Between a rock and a wedded place there is the bridal shower--that pretentious, tedious, and altogether damnable gift grab by those who've got more gifts coming to them within a few weeks span.
Now, as much as I loathe having to attend a wedding shower--indeed, I loathe the very idea of the shower!--I will attend one for a good friend. It's what good friends do: support one another.
I will not, of course, attend one for someone I barely know--a fact which makes my being the only employee not invited to my boss' bridal shower a mixed blessing.
I've only worked at this place for a few months, so I don't really know my boss.
Unfortunately, though, I feel compelled to chip in for a shower gift. I--the only part-timer, the one who's working only seven hours this week--have been asked to help pay for a shower gift and I don't feel as though I can refuse.

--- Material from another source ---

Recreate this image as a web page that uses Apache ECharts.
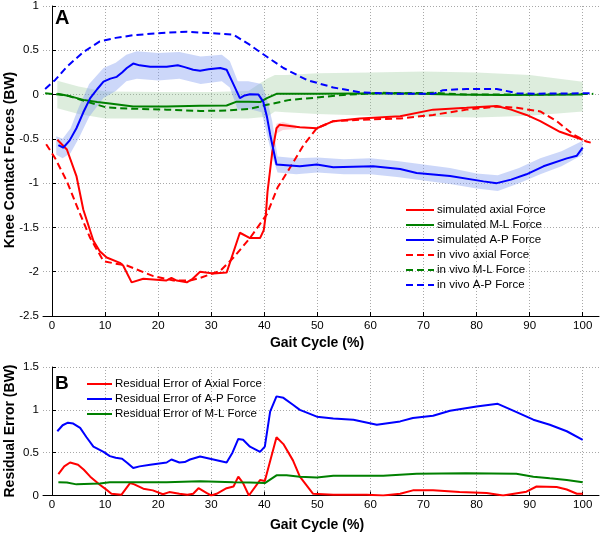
<!DOCTYPE html>
<html><head><meta charset="utf-8">
<script src="https://cdn.jsdelivr.net/npm/echarts@6/dist/echarts.min.js"></script>
<style>html,body{margin:0;padding:0;background:#fff}#c{width:600px;height:533px}</style>
</head><body><div id="c"></div>
<script>
// ---------- tick labels ----------
const xTickValues = [0,10,20,30,40,50,60,70,80,90,100];
const topYTicks = [-2.5,-2,-1.5,-1,-0.5,0,0.5,1];
const botYTicks = [0,0.5,1,1.5];

// ---------- Panel A : knee contact forces (BW) vs gait cycle (%) ----------
const simAxial = [[1,-0.51],[2.8,-0.62],[4.6,-0.92],[5.9,-1.3],[7.8,-1.65],[9,-1.77],[10.3,-1.84],[12.8,-1.9],[13.4,-1.93],[15,-2.12],[17.2,-2.08],[19.7,-2.09],[21.5,-2.1],[22.5,-2.07],[23.5,-2.1],[25.4,-2.12],[26.5,-2.08],[27.9,-2.0],[30.4,-2.02],[32.9,-2.01],[35.4,-1.56],[37.3,-1.62],[39.2,-1.62],[39.9,-1.53],[40.3,-1.35],[40.6,-1.1],[41,-0.9],[41.5,-0.65],[42.3,-0.38],[42.9,-0.34],[46.7,-0.37],[49.9,-0.38],[53,-0.3],[58,-0.27],[65.6,-0.245],[71.8,-0.17],[78.1,-0.15],[83.8,-0.13],[86.5,-0.17],[89.4,-0.23],[92,-0.3],[95.7,-0.42],[100,-0.51]];
const vivoAxial = [[-1.1,-0.56],[0.6,-0.72],[2.8,-0.98],[5.3,-1.35],[7.2,-1.62],[9.7,-1.88],[12,-1.91],[14.1,-1.93],[19.1,-2.05],[22.9,-2.1],[26,-2.1],[27.9,-2.07],[31.7,-1.99],[34.2,-1.84],[37.3,-1.62],[40.5,-1.35],[42.5,-1.05],[44.8,-0.83],[47.4,-0.57],[49.9,-0.38],[53,-0.3],[58,-0.285],[65.6,-0.27],[71.8,-0.23],[78.1,-0.17],[83.8,-0.135],[87.6,-0.15],[92,-0.19],[95.1,-0.3],[98.2,-0.45],[100.7,-0.53],[102,-0.55]];
const simAP = [[1.2,-0.57],[2.1,-0.6],[3.3,-0.52],[4.6,-0.38],[5.9,-0.2],[7.2,-0.04],[8.5,0.06],[9.7,0.146],[11,0.18],[12.2,0.2],[13.2,0.25],[14.1,0.3],[15.3,0.35],[16.5,0.33],[18.5,0.315],[21.6,0.315],[23.7,0.33],[25,0.31],[26.6,0.28],[27.9,0.27],[29.5,0.285],[31.7,0.3],[32.9,0.28],[34,0.14],[35.4,-0.04],[36.3,-0.01],[37.3,0.004],[38.9,0.0],[39.8,-0.08],[40.5,-0.25],[41.1,-0.45],[42.3,-0.79],[46.7,-0.81],[49.9,-0.79],[53,-0.82],[60.5,-0.81],[65.6,-0.84],[68.7,-0.885],[75,-0.92],[81.3,-0.98],[83.8,-1.0],[86.5,-0.96],[89.4,-0.9],[92.6,-0.81],[97,-0.72],[98.9,-0.69],[100,-0.6]];
const vivoAP = [[-1.3,0.064],[0.6,0.165],[2.8,0.315],[5.9,0.48],[9,0.6],[12,0.64],[15.3,0.67],[21.6,0.7],[25.4,0.71],[27.9,0.7],[31,0.69],[34.2,0.675],[37.3,0.56],[39.2,0.48],[43.6,0.3],[48,0.165],[53,0.08],[58,0.026],[62.4,0.015],[65.6,0.008],[71.8,0.008],[73.7,0.05],[78.1,0.064],[83.8,0.064],[87.6,0.015],[91.4,0.01],[102,0.015]];
const simML = [[1,0.01],[3.5,-0.02],[5.9,-0.06],[8.5,-0.085],[10.9,-0.1],[15.3,-0.135],[21.6,-0.135],[27.9,-0.125],[32.9,-0.124],[34.8,-0.08],[37,-0.08],[39.2,-0.085],[40.5,-0.04],[42.3,0.008],[50,0.008],[65.6,0.015],[75,0.0],[85,-0.005],[100,0.0]];
const vivoML = [[-1.3,0.015],[2.8,-0.01],[6.5,-0.08],[10.3,-0.146],[15.3,-0.16],[21.6,-0.17],[27.9,-0.185],[32.9,-0.18],[37.3,-0.16],[40.5,-0.116],[44.8,-0.06],[49.9,-0.034],[54.9,-0.004],[62.4,0.02],[65.6,0.015],[71.8,0.02],[78.1,0.0],[91.4,0.0],[102,0.008]];

// shaded variability bands
const apBandX  = [0.8,2,3.5,5,7,9.7,12,14,16,20,24,28,32,33.5,35,37,39.5,40.5,41.5,42.5,46,50,55,60,65,70,75,80,84,88,92,96,100];
const apBandHi = [-0.47,-0.5,-0.38,-0.15,0.12,0.3,0.36,0.45,0.49,0.47,0.48,0.43,0.45,0.38,0.15,0.15,0.12,-0.05,-0.3,-0.7,-0.72,-0.71,-0.73,-0.72,-0.75,-0.79,-0.83,-0.89,-0.91,-0.83,-0.72,-0.64,-0.52];
const apBandLo = [-0.68,-0.72,-0.66,-0.5,-0.25,-0.04,0.04,0.15,0.18,0.16,0.18,0.12,0.15,0.08,-0.17,-0.16,-0.2,-0.45,-0.7,-0.88,-0.9,-0.88,-0.9,-0.9,-0.93,-0.97,-1.01,-1.06,-1.09,-1.0,-0.9,-0.81,-0.68];
const mlBandX  = [1,5,10,20,30,37,40.5,42,44,50,60,70,80,90,100];
const mlBandHi = [0.157,0.09,0.034,0.03,0.03,0.04,0.18,0.22,0.22,0.24,0.25,0.26,0.25,0.22,0.146];
const mlBandLo = [-0.154,-0.22,-0.27,-0.27,-0.27,-0.27,-0.25,-0.19,-0.2,-0.22,-0.24,-0.25,-0.26,-0.24,-0.19];
const axBandX  = [40.8,41.5,42.3,43.5,46];
const axBandHi = [-0.95,-0.6,-0.33,-0.31,-0.35];
const axBandLo = [-1.0,-0.72,-0.44,-0.4,-0.39];

// ---------- Panel B : residual errors (BW) ----------
const resAP = [[1,0.75],[2,0.82],[3,0.85],[4,0.84],[5.3,0.79],[6.5,0.68],[7.8,0.57],[9.7,0.51],[10.9,0.46],[12,0.44],[13.2,0.43],[14.2,0.38],[15.3,0.32],[16.5,0.34],[18.5,0.36],[21.6,0.385],[22.5,0.42],[24,0.385],[25,0.39],[26,0.42],[27.9,0.455],[30.4,0.42],[32.9,0.385],[34,0.5],[35.1,0.66],[36,0.65],[37.3,0.57],[39.2,0.51],[40.1,0.57],[41.1,0.98],[42.3,1.157],[43.6,1.14],[45.4,1.06],[46.7,1.0],[49.9,0.92],[53,0.9],[56.8,0.885],[61.2,0.826],[65.6,0.865],[68,0.905],[71.8,0.93],[75,0.99],[80,1.04],[84,1.07],[86.9,0.99],[90.7,0.885],[93.8,0.826],[97,0.75],[100,0.65]];
const resAxial = [[1.2,0.25],[2.3,0.34],[3.4,0.385],[4.9,0.36],[6,0.3],[7.2,0.22],[9,0.125],[10,0.08],[11.2,0.02],[13.1,0.01],[14.7,0.145],[15.5,0.13],[17.2,0.08],[19,0.06],[20.9,0.015],[22.1,0.04],[24,0.02],[25.5,0.01],[26.6,0.02],[27.6,0.085],[29.1,0.03],[30,0.0],[31,0.02],[32.9,0.085],[34.2,0.105],[35.1,0.22],[36,0.145],[37.1,0.0],[39.2,0.18],[40.1,0.17],[42.3,0.68],[43.6,0.6],[45.4,0.41],[46.7,0.22],[49.2,0.02],[53,0.01],[59.3,0.01],[62.4,0.0],[65.6,0.02],[68,0.06],[71.8,0.06],[76.8,0.04],[81.9,0.03],[85,0.0],[89.4,0.045],[91.3,0.105],[95.1,0.1],[97,0.07],[98.9,0.02],[100,0.02]];
const resML = [[1.2,0.155],[2.8,0.152],[4.6,0.13],[9,0.14],[10.9,0.155],[21.6,0.155],[27.9,0.165],[34.2,0.155],[37.3,0.152],[40.1,0.145],[42.3,0.235],[44.2,0.235],[46.7,0.22],[49.9,0.21],[53,0.23],[62.4,0.23],[68.7,0.253],[78,0.26],[87.5,0.253],[90.7,0.22],[93.8,0.2],[97,0.18],[100,0.155]];

const FONT = '"Liberation Sans", Arial, Helvetica, sans-serif';
const RED = '#ff0000', GREEN = '#008000', BLUE = '#0000ff';
const XMIN = -1.7, XMAX = 103.07;

function xAxisCfg(gridIndex, margin) {
  return {
    type: 'value', gridIndex, min: XMIN, max: XMAX,
    axisLine: { show: true, onZero: false, lineStyle: { color: '#000', width: 1 } },
    axisTick: { show: true, inside: true, length: 4, customValues: xTickValues, lineStyle: { color: '#000' } },
    axisLabel: { customValues: xTickValues, color: '#000', fontFamily: FONT, fontSize: 11.5, margin },
    splitLine: { show: true, lineStyle: { color: '#a8a8a8', type: [1, 2], width: 1 } }
  };
}
function yAxisCfg(gridIndex, min, max) {
  return {
    type: 'value', gridIndex, min, max, interval: 0.5,
    axisLine: { show: true, lineStyle: { color: '#000', width: 1 } },
    axisTick: { show: true, inside: true, length: 4, lineStyle: { color: '#000' } },
    axisLabel: { color: '#000', fontFamily: FONT, fontSize: 11.5, margin: 4 },
    splitLine: { show: true, lineStyle: { color: '#a8a8a8', type: [1, 2], width: 1 } }
  };
}
function lineS(name, data, color, dashed, xi, yi) {
  return { name, type: 'line', data, xAxisIndex: xi, yAxisIndex: yi, symbol: 'none', smooth: false, z: 3,
    lineStyle: { color, width: 2, type: dashed ? [7, 4] : 'solid' }, itemStyle: { color } };
}
function bandS(xs, lo, hi, fill) {
  return { type: 'custom', xAxisIndex: 0, yAxisIndex: 0, data: [[xs[0], lo[0]]], silent: true, z: 1,
    renderItem: function (params, api) {
      const pts = [];
      for (let i = 0; i < xs.length; i++) pts.push(api.coord([xs[i], hi[i]]));
      for (let i = xs.length - 1; i >= 0; i--) pts.push(api.coord([xs[i], lo[i]]));
      return { type: 'polygon', shape: { points: pts }, style: { fill } };
    } };
}

const chart = echarts.init(document.getElementById('c'), null, { renderer: 'canvas' });
chart.setOption({
  animation: false,
  backgroundColor: '#fff',
  grid: [
    { left: 43, top: 5, width: 556, height: 311 },
    { left: 43, top: 367, width: 556, height: 128.5 }
  ],
  xAxis: [xAxisCfg(0, 4), xAxisCfg(1, 3)],
  yAxis: [yAxisCfg(0, -2.5, 1), yAxisCfg(1, 0, 1.5)],
  legend: [
    { orient: 'vertical', left: 400, top: 199, itemWidth: 28, itemHeight: 12, itemGap: 3,
      itemStyle: { opacity: 0 },
      textStyle: { color: '#000', fontFamily: FONT, fontSize: 11.5, padding: [0, 0, 0, -2] },
      data: ['simulated axial Force', 'simulated M-L Force', 'simulated A-P Force', 'in vivo axial Force', 'in vivo M-L Force', 'in vivo A-P Force'] },
    { orient: 'vertical', left: 81, top: 373, itemWidth: 25, itemHeight: 12, itemGap: 3,
      itemStyle: { opacity: 0 },
      textStyle: { color: '#000', fontFamily: FONT, fontSize: 11.5, padding: [0, 0, 0, -2] },
      data: ['Residual Error of Axial Force', 'Residual Error of A-P Force', 'Residual Error of M-L Force'] }
  ],
  graphic: [
    { type: 'text', left: 55, top: 8, style: { text: 'A', font: 'bold 20px ' + FONT, fill: '#000' } },
    { type: 'text', left: 55, top: 374, style: { text: 'B', font: 'bold 19px ' + FONT, fill: '#000' } },
    { type: 'text', x: 317, y: 343, style: { text: 'Gait Cycle (%)', font: 'bold 14px ' + FONT, fill: '#000', align: 'center', verticalAlign: 'middle' } },
    { type: 'text', x: 317, y: 525, style: { text: 'Gait Cycle (%)', font: 'bold 14px ' + FONT, fill: '#000', align: 'center', verticalAlign: 'middle' } },
    { type: 'text', x: 10, y: 160, rotation: Math.PI / 2, style: { text: 'Knee Contact Forces (BW)', font: 'bold 14px ' + FONT, fill: '#000', align: 'center', verticalAlign: 'middle' } },
    { type: 'text', x: 10, y: 431, rotation: Math.PI / 2, style: { text: 'Residual Error (BW)', font: 'bold 14px ' + FONT, fill: '#000', align: 'center', verticalAlign: 'middle' } }
  ],
  series: [
    bandS(mlBandX, mlBandLo, mlBandHi, 'rgba(150,200,150,0.32)'),
    bandS(apBandX, apBandLo, apBandHi, 'rgba(120,150,240,0.38)'),
    bandS(axBandX, axBandLo, axBandHi, 'rgba(255,150,170,0.45)'),
    lineS('in vivo M-L Force', vivoML, GREEN, true, 0, 0),
    lineS('simulated M-L Force', simML, GREEN, false, 0, 0),
    lineS('in vivo A-P Force', vivoAP, BLUE, true, 0, 0),
    lineS('in vivo axial Force', vivoAxial, RED, true, 0, 0),
    lineS('simulated axial Force', simAxial, RED, false, 0, 0),
    lineS('simulated A-P Force', simAP, BLUE, false, 0, 0),
    lineS('Residual Error of Axial Force', resAxial, RED, false, 1, 1),
    lineS('Residual Error of A-P Force', resAP, BLUE, false, 1, 1),
    lineS('Residual Error of M-L Force', resML, GREEN, false, 1, 1)
  ]
});
</script>
</body></html>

I don't have the money, but I fear not contributing is going to create unnecessary animosity in an already frequently unpleasant work environment.
I hate this. I hate this shower, this compulsion, this feeling as though I don't have any choice in this matter.
I'm reminded of an episode from Sex and the City's last season:
Carrie and Stanford attend a baby shower thrown by their friends Kyra and Chuck. Upon arriving, they discover that Kyra's house rules include the removal of all footwear, regardless if doing so will destroy a carefully crafted outfit. The evening is pleasant enough, but when Carrie plans to leave the party, she discovers that her brand new Manolos have been stolen. Later, Kyra offers to pay for the missing shoes, but balks when she discovers that they cost $485. Carrie winds up leaving the apartment with no compensation, and a sense of shoe-induced shame. She wonders if she has somehow made a mistake by choosing the lifestyle that she did, rather than the more traditional one chosen by Kyra.
Carrie tries to smooth things over with Kyra, but it seems that the two won't be able to come to an agreement. Carrie then gets a brainstorm... since she's always come through whenever Kyra has registered at a store, then maybe it's time for Carrie to turn the tables. Ms. Bradshaw registers herself at Manolo Blahnik, in recognition of her just-announced marriage to herself. The only item that she registers for is a single pair of the missing $485 shoes, and Kyra finally comes around and replaces the missing Manolos.
Maybe you need to actually see the episode to understand the connection. Here's Carrie, wondering as I am now, at the numerous occasions when we are compelled to celebrate couplehood. And that's fine. Really. But shouldn't we be celebrating all of life's choices?
What's more, though, shouldn't we be able to choose whether to celebrate them or not without being made to feel compelled, guilty or cheap?